Aim:
Beneath this line are entries. Copy the range from the line with "Output the Python" to the line with "ax = fig.add_axes([0.174, 0.124, 0.456, 0.848])", ends included, exactly; leave pictures out.

··· Data for processing ···

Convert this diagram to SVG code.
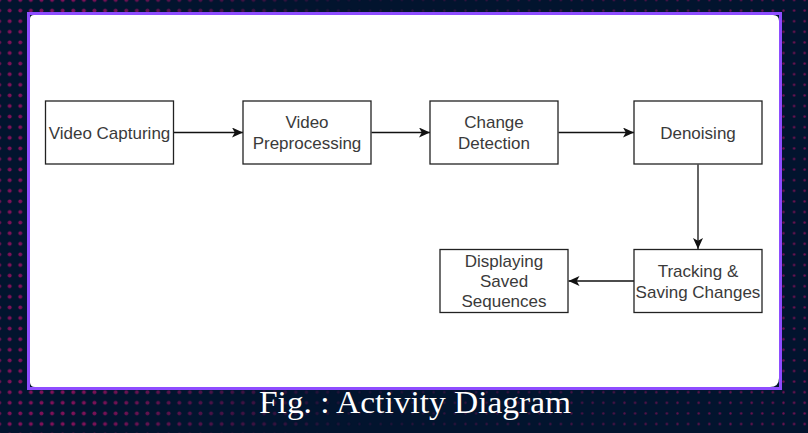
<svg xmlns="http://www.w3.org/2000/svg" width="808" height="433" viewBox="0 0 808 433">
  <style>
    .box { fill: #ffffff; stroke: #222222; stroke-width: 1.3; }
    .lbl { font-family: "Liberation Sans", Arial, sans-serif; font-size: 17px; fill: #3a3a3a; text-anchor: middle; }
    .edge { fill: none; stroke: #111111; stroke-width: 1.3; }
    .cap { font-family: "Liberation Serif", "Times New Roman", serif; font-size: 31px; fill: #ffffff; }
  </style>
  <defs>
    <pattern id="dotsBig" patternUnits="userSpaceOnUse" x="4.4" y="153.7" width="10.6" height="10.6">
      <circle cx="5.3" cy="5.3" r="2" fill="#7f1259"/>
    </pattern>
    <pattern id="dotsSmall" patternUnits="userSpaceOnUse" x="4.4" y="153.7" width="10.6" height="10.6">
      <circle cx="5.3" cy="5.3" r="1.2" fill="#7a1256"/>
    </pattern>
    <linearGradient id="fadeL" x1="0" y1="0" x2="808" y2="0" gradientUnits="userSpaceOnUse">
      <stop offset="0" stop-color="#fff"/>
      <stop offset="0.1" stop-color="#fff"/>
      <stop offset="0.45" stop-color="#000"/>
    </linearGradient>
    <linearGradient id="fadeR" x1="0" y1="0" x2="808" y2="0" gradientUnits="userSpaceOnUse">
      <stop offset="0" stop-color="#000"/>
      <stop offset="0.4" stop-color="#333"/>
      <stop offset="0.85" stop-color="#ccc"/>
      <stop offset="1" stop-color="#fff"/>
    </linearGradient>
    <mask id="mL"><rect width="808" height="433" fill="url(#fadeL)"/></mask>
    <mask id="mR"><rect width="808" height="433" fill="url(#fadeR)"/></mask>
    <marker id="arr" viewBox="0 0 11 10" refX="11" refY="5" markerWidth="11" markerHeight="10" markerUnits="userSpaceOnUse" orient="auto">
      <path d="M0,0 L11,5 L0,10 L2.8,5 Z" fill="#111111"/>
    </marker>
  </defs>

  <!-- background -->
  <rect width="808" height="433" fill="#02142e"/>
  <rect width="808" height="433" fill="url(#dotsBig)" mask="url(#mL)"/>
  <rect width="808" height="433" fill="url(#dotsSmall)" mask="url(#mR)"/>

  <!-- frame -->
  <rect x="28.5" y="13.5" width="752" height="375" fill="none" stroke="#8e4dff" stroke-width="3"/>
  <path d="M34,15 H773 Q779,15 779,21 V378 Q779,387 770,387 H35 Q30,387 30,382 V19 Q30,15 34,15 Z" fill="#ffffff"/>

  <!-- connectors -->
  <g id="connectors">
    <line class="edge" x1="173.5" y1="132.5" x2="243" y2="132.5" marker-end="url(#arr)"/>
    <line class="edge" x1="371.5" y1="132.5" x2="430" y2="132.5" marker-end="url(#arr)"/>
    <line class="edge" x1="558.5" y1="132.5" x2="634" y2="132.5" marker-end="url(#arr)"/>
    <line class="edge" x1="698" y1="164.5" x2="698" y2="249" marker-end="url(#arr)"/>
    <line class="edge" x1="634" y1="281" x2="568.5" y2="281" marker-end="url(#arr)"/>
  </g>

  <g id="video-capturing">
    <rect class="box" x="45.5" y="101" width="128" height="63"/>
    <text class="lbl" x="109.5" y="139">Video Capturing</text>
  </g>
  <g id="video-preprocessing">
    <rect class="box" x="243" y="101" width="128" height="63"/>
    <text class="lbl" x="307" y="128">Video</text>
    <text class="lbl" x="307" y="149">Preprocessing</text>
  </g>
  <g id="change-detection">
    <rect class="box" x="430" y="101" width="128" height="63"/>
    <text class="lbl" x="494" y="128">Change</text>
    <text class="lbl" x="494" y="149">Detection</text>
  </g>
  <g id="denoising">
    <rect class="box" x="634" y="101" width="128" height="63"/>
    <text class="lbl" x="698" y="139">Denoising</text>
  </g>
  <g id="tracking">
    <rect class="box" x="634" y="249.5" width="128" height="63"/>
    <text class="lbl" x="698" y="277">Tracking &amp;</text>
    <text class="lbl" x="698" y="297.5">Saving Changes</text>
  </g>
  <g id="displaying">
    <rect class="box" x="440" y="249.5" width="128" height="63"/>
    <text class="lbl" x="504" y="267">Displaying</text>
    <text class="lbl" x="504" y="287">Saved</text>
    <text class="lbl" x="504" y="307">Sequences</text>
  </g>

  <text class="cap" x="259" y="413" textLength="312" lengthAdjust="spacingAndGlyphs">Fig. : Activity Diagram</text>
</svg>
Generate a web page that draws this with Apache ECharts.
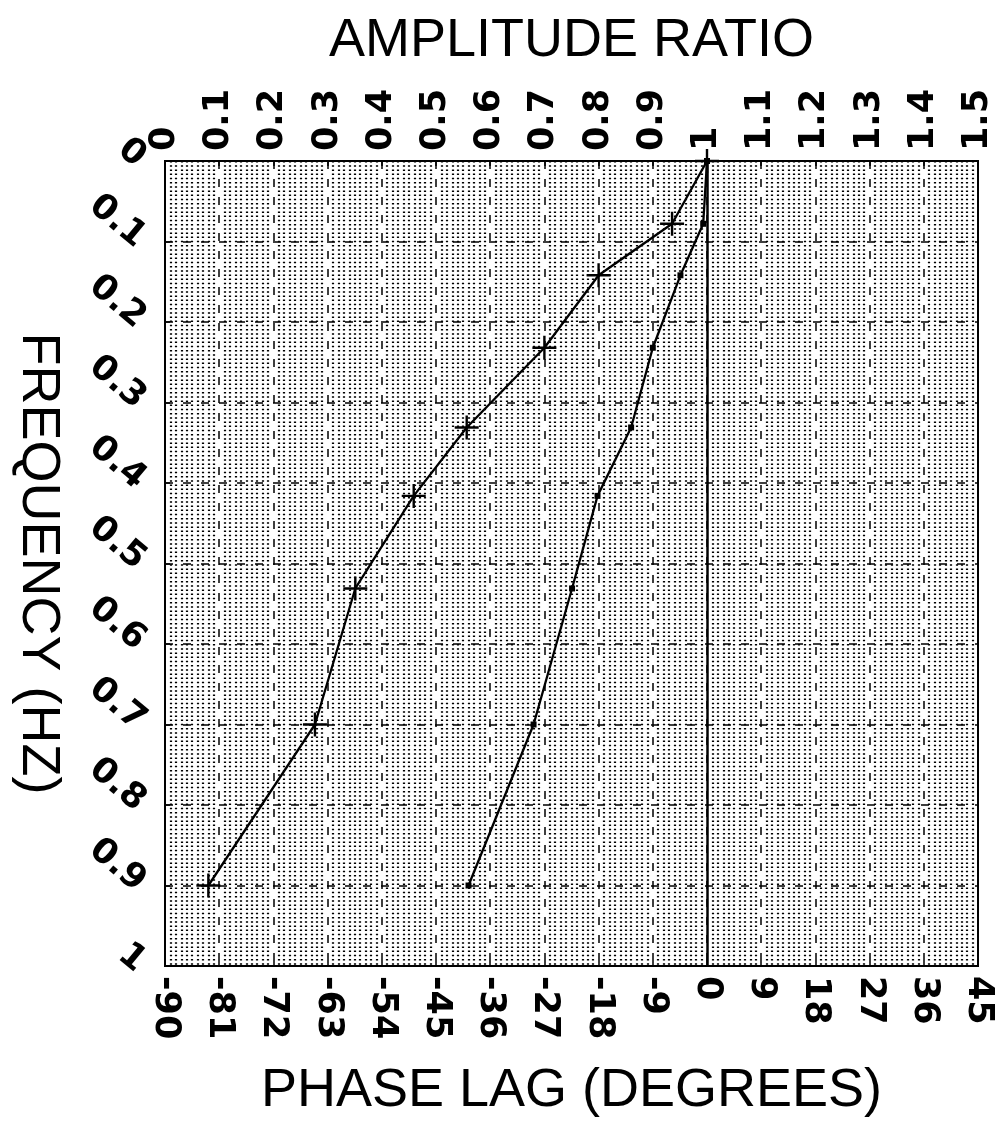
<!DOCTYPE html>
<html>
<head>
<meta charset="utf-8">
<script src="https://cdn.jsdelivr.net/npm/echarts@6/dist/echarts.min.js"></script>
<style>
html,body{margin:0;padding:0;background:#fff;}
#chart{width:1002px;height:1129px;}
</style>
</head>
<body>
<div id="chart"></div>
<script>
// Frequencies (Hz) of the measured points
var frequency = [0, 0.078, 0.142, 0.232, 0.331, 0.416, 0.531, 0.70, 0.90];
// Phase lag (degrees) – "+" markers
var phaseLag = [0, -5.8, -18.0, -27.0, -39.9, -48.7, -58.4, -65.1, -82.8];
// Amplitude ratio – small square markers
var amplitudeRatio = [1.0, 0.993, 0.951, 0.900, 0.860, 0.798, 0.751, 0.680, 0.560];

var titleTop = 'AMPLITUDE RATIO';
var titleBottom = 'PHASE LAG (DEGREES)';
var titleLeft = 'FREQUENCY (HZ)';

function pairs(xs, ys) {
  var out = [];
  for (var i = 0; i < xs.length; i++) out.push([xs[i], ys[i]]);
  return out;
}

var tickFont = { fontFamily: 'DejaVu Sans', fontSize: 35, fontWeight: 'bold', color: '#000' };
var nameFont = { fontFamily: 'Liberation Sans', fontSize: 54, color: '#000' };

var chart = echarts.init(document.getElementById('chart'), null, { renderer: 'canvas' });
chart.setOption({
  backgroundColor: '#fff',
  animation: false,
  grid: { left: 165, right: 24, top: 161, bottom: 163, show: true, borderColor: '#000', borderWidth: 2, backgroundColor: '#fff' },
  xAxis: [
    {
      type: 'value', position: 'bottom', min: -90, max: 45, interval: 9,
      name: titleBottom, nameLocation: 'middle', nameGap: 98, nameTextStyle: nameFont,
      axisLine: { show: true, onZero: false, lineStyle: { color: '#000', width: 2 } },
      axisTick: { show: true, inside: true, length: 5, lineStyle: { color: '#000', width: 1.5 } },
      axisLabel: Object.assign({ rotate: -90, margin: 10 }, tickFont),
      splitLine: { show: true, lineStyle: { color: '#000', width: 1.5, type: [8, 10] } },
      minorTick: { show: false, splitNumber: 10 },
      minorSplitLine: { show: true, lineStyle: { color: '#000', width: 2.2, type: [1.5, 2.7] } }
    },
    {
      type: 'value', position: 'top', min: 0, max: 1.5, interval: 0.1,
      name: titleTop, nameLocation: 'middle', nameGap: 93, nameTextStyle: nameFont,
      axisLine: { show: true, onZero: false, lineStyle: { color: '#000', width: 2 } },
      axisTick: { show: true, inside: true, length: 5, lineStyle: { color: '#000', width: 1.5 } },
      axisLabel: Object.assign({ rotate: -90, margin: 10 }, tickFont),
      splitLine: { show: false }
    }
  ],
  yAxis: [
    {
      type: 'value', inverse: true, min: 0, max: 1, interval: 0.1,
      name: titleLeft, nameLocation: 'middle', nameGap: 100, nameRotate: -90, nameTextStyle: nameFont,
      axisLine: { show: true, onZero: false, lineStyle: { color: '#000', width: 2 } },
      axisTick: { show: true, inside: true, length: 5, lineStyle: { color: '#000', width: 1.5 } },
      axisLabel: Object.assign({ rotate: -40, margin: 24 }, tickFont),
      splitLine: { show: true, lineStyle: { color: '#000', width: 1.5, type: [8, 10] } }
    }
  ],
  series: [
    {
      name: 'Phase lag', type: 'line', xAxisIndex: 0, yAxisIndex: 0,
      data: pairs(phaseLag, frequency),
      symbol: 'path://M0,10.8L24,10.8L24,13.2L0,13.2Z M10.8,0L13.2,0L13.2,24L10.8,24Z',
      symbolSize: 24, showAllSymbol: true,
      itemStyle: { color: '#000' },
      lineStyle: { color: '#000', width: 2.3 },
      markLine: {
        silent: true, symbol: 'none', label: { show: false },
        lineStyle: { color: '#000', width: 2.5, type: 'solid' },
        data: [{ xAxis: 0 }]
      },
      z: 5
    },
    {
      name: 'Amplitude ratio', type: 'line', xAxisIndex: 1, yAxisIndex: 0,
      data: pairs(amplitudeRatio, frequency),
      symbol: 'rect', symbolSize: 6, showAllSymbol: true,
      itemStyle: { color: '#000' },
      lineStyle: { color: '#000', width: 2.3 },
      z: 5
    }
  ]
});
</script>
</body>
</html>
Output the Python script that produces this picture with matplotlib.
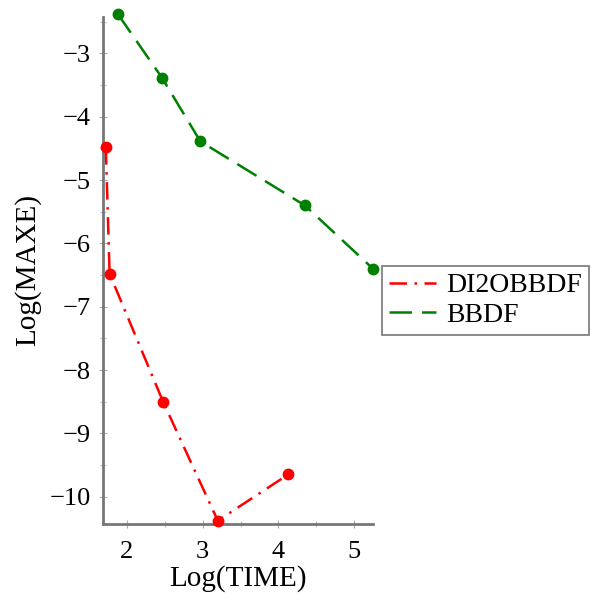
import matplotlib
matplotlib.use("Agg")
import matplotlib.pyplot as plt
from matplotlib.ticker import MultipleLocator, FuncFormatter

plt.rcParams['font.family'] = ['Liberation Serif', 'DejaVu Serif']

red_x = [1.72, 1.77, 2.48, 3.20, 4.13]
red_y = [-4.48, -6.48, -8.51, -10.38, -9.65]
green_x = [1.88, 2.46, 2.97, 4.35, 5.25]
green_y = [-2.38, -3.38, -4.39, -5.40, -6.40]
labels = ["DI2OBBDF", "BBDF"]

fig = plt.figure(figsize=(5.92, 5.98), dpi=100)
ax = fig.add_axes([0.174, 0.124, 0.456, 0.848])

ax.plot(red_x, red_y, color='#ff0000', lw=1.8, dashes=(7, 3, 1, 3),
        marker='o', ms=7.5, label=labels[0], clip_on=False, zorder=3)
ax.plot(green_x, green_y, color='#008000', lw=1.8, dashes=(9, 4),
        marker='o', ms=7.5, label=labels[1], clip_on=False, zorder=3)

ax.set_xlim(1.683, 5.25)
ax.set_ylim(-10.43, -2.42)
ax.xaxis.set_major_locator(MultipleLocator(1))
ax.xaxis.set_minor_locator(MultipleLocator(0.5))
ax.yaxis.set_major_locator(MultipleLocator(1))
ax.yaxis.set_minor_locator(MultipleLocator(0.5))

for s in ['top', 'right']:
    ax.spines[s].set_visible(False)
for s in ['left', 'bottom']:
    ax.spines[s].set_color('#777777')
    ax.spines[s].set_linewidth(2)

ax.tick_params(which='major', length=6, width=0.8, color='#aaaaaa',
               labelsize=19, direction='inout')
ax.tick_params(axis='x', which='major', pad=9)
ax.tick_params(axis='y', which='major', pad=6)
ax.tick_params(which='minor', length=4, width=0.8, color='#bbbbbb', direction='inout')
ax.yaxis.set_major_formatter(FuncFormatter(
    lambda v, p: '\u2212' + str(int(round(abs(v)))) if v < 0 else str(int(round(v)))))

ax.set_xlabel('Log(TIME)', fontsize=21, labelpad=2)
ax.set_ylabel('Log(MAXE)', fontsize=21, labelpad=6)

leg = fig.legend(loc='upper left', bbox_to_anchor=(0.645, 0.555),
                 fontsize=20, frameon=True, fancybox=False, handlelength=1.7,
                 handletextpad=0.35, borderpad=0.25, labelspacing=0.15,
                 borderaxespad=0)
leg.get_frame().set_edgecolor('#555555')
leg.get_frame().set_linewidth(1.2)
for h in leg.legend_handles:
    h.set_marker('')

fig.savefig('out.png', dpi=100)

···

The solution:
Output the Python script that produces this picture with matplotlib.
import matplotlib
matplotlib.use("Agg")
import matplotlib.pyplot as plt
from matplotlib.ticker import MultipleLocator, FuncFormatter

plt.rcParams['font.family'] = ['Liberation Serif', 'DejaVu Serif']

red_x = [1.72, 1.77, 2.48, 3.20, 4.13]
red_y = [-4.48, -6.48, -8.51, -10.38, -9.65]
green_x = [1.88, 2.46, 2.97, 4.35, 5.25]
green_y = [-2.38, -3.38, -4.39, -5.40, -6.40]
labels = ["DI2OBBDF", "BBDF"]

fig = plt.figure(figsize=(5.92, 5.98), dpi=100)
ax = fig.add_axes([0.174, 0.124, 0.456, 0.848])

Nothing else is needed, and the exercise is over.